Set task – No pictures belong in the copy; return exactly the lines from the one with "Generate a Python" through the one with "IDISCHG = 2.75mA", both ends included, and nothing else.

* * * * * * *

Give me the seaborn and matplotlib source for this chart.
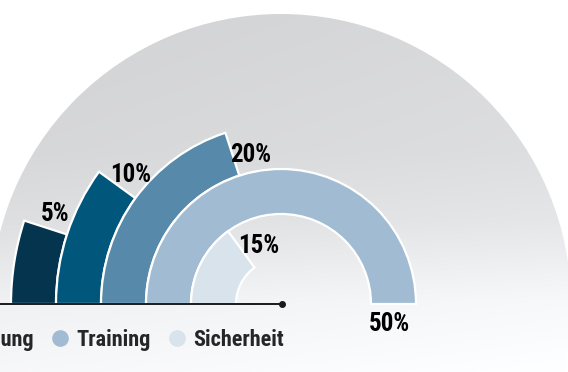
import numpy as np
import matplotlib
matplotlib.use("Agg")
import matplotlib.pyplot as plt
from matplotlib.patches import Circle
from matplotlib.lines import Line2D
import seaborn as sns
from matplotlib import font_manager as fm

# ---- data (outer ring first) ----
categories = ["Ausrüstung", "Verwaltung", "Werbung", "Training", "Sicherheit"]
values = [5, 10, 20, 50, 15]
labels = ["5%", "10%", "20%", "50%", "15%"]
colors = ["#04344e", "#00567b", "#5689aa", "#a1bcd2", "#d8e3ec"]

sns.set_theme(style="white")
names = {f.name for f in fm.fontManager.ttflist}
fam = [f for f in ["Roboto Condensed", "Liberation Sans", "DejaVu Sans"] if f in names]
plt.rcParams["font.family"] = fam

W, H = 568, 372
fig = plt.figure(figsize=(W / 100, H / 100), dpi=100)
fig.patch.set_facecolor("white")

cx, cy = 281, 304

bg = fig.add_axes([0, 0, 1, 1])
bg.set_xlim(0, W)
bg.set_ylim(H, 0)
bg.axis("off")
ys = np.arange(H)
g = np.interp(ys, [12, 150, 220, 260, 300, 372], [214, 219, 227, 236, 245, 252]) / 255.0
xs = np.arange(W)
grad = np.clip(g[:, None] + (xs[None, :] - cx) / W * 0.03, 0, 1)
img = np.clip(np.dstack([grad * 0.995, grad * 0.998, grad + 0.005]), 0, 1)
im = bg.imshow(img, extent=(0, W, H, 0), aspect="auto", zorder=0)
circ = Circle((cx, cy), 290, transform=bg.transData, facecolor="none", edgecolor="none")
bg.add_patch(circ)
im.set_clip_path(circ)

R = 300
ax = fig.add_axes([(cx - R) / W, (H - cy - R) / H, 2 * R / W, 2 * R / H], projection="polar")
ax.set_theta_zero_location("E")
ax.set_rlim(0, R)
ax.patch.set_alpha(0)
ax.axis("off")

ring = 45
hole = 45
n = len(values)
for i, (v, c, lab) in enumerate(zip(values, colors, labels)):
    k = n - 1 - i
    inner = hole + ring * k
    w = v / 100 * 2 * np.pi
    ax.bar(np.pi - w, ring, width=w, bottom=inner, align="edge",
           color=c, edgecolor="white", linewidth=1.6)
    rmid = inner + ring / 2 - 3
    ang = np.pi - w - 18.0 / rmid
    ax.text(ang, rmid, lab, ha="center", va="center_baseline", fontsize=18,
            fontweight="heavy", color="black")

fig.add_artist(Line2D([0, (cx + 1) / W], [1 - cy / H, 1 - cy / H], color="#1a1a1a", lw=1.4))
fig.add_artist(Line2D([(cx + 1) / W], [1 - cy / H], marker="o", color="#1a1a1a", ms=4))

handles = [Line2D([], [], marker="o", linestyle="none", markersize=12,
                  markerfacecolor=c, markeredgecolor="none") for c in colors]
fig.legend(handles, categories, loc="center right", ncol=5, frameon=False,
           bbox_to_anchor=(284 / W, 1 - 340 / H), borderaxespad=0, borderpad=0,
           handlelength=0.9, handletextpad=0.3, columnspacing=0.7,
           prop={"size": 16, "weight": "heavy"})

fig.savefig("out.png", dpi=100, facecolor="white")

* * * * * * *

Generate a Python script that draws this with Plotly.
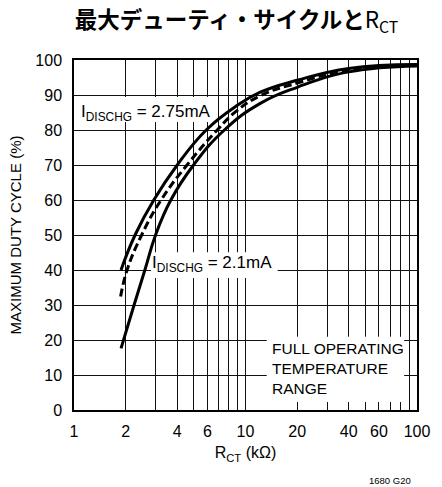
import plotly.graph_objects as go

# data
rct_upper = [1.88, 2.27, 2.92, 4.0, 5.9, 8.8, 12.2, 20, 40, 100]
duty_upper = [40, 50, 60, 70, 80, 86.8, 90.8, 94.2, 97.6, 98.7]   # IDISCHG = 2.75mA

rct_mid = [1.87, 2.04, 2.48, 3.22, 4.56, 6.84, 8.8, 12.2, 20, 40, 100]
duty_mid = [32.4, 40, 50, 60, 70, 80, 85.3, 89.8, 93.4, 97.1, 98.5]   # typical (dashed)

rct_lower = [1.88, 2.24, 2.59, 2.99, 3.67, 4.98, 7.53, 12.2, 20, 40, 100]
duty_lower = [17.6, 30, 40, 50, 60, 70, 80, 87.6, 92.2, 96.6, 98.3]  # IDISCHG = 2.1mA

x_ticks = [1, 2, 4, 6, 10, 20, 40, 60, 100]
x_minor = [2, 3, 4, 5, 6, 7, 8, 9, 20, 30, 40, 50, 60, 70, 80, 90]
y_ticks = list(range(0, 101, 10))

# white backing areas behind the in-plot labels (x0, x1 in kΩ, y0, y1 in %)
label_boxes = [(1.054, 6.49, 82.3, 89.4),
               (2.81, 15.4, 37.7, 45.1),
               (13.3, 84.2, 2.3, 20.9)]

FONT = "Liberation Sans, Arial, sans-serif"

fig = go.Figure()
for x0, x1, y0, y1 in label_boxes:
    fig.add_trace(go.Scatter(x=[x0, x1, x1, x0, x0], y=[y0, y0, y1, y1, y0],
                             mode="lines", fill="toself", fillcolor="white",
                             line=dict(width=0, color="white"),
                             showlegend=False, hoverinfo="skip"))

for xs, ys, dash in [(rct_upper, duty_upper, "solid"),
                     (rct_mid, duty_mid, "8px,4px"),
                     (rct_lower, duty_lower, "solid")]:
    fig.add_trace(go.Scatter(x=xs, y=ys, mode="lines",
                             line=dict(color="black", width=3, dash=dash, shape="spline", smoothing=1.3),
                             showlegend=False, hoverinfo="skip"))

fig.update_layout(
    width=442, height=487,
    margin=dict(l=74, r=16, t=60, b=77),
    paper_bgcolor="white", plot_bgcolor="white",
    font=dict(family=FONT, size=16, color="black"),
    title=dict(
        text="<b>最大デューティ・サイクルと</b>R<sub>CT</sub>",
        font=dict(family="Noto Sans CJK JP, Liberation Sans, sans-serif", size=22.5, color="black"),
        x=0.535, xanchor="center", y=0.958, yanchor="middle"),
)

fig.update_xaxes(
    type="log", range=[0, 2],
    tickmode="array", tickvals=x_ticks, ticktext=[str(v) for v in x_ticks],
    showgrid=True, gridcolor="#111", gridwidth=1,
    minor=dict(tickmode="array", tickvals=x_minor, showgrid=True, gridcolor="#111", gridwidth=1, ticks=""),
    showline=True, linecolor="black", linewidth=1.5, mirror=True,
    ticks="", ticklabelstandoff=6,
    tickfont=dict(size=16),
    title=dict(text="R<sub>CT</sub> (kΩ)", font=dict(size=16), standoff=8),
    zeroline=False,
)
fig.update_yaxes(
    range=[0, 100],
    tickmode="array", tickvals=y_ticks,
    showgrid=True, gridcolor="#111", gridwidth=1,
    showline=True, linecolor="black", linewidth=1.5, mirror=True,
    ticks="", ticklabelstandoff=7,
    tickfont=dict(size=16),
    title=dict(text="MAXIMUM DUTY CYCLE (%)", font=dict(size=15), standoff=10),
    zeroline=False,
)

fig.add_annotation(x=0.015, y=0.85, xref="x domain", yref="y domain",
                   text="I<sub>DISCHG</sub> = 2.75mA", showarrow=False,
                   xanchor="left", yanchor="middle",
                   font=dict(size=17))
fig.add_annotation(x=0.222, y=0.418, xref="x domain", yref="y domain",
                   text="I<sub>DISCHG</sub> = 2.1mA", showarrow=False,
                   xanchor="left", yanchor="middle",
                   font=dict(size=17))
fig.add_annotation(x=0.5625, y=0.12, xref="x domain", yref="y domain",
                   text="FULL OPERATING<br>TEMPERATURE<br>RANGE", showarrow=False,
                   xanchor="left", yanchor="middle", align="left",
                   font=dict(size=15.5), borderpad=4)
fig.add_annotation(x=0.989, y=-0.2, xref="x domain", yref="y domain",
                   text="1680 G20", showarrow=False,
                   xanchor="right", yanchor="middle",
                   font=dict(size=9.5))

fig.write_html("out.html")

* * * * * * *

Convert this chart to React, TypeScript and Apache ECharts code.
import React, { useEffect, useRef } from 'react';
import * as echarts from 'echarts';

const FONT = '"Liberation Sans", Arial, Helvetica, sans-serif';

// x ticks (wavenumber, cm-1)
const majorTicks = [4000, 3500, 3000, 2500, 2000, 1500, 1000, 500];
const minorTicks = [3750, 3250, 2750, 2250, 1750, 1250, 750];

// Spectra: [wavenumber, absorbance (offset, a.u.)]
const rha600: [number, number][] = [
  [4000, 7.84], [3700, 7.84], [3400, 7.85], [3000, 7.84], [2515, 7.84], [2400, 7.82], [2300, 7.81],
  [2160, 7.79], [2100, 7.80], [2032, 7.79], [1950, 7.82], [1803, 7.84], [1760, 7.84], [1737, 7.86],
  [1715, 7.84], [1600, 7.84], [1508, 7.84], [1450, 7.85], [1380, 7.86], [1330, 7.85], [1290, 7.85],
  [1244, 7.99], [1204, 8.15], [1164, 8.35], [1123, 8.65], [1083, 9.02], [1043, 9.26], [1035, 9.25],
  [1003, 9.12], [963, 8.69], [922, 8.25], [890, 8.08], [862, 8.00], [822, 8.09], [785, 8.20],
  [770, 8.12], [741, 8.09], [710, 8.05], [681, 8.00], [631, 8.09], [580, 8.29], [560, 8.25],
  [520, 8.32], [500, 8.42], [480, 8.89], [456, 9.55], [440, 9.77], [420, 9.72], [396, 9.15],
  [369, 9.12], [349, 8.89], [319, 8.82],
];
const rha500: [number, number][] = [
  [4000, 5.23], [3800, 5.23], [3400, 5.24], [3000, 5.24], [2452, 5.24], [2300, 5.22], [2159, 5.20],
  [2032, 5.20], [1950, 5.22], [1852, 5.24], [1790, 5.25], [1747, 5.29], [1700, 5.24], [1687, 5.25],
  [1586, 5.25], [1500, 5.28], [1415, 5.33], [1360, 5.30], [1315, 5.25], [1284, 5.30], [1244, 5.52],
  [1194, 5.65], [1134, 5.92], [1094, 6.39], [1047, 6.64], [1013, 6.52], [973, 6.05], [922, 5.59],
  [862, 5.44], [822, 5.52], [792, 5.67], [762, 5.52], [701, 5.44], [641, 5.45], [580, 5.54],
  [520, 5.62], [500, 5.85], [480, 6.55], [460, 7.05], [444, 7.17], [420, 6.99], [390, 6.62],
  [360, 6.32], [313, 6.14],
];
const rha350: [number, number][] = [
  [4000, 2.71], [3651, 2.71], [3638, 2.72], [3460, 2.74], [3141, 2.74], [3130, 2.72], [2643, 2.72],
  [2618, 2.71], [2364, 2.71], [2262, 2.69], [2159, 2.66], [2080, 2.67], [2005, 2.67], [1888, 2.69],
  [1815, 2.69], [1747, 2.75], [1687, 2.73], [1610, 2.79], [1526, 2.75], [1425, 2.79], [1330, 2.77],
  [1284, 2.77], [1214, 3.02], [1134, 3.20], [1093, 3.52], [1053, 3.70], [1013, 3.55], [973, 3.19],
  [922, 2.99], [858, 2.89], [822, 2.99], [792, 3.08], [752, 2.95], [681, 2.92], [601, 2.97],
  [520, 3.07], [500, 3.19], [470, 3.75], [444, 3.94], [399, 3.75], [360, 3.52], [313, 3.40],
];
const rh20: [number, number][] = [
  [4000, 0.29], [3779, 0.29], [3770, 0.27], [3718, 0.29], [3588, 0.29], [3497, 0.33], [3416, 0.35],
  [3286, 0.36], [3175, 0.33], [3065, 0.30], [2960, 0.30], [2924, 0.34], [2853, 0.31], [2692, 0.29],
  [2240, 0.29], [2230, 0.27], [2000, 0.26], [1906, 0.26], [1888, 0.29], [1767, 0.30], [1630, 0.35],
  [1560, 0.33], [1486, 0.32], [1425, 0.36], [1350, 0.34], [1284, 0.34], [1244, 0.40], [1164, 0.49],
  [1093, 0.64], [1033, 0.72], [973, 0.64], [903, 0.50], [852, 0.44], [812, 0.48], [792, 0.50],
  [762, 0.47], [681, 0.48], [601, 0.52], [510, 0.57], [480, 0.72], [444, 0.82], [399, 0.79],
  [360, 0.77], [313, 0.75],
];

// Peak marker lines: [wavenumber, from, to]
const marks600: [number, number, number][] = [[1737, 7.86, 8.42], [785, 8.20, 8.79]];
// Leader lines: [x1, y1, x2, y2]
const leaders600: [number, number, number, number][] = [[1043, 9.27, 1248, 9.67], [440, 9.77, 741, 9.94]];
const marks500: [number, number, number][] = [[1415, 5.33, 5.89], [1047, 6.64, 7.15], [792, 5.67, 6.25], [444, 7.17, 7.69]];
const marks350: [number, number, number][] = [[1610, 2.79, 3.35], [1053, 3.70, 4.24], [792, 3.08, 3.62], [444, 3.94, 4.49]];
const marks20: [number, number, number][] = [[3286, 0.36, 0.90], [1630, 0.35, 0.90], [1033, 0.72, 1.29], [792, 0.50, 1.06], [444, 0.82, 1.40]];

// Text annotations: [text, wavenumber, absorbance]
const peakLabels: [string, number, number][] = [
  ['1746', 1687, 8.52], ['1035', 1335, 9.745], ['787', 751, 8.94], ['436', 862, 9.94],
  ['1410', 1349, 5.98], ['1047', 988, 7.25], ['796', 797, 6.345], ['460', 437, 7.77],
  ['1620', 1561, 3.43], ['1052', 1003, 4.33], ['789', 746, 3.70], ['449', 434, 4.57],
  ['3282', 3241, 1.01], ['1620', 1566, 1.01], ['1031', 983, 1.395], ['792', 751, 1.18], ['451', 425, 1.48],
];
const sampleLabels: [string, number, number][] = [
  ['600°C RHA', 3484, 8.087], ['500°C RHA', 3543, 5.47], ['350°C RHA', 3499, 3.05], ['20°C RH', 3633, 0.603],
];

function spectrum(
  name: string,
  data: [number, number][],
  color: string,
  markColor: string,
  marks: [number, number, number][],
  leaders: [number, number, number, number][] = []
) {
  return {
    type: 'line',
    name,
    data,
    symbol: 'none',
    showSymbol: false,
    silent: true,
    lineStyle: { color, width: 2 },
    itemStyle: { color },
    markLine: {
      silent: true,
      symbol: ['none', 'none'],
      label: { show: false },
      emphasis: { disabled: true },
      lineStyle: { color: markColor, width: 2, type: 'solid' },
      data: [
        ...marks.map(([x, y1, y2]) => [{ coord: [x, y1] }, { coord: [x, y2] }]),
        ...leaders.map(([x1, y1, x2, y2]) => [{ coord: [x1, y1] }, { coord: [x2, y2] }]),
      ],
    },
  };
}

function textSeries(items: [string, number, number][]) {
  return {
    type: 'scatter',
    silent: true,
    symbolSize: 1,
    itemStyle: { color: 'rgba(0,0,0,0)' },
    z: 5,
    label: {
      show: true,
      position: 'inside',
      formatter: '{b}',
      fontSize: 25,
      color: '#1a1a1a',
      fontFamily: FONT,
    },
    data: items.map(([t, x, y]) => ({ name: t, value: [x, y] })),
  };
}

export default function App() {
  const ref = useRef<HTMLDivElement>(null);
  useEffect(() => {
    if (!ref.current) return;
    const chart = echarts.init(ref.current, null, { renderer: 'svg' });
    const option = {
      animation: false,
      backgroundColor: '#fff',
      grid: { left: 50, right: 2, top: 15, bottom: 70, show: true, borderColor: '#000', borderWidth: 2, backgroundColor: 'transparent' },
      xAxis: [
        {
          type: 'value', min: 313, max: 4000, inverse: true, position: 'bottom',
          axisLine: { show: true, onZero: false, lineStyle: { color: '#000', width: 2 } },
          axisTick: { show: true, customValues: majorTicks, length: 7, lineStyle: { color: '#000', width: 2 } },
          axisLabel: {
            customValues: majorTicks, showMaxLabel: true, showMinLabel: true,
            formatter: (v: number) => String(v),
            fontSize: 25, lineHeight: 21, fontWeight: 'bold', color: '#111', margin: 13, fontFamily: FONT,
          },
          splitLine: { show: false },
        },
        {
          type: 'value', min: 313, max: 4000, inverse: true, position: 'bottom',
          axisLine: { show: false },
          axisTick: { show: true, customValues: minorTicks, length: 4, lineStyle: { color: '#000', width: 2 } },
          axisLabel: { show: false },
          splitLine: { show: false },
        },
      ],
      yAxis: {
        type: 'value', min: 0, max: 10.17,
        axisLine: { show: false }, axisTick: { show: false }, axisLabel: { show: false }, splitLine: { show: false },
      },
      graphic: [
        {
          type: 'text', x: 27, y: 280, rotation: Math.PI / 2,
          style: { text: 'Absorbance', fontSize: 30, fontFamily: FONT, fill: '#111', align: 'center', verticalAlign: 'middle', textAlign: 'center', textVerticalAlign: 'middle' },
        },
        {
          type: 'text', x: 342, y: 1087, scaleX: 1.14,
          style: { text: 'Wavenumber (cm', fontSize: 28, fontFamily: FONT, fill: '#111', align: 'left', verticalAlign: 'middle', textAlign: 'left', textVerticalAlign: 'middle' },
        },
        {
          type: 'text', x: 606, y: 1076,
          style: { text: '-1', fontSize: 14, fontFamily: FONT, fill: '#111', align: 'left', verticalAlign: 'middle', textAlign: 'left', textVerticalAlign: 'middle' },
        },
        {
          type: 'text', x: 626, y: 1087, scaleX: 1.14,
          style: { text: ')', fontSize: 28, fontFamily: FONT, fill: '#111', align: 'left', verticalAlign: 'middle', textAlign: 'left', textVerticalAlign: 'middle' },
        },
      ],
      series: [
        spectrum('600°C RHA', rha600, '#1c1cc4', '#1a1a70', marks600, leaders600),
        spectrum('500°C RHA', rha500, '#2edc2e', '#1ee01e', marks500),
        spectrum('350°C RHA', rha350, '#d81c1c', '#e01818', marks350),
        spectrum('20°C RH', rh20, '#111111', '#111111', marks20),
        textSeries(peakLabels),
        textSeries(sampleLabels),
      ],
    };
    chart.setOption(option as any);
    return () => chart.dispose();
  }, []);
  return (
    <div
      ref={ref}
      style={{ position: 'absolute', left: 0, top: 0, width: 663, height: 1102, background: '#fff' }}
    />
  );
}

* * * * * * *

Task response –
Generate a Python script that draws this with Plotly.
import plotly.graph_objects as go

# data
rct_upper = [1.88, 2.27, 2.92, 4.0, 5.9, 8.8, 12.2, 20, 40, 100]
duty_upper = [40, 50, 60, 70, 80, 86.8, 90.8, 94.2, 97.6, 98.7]   # IDISCHG = 2.75mA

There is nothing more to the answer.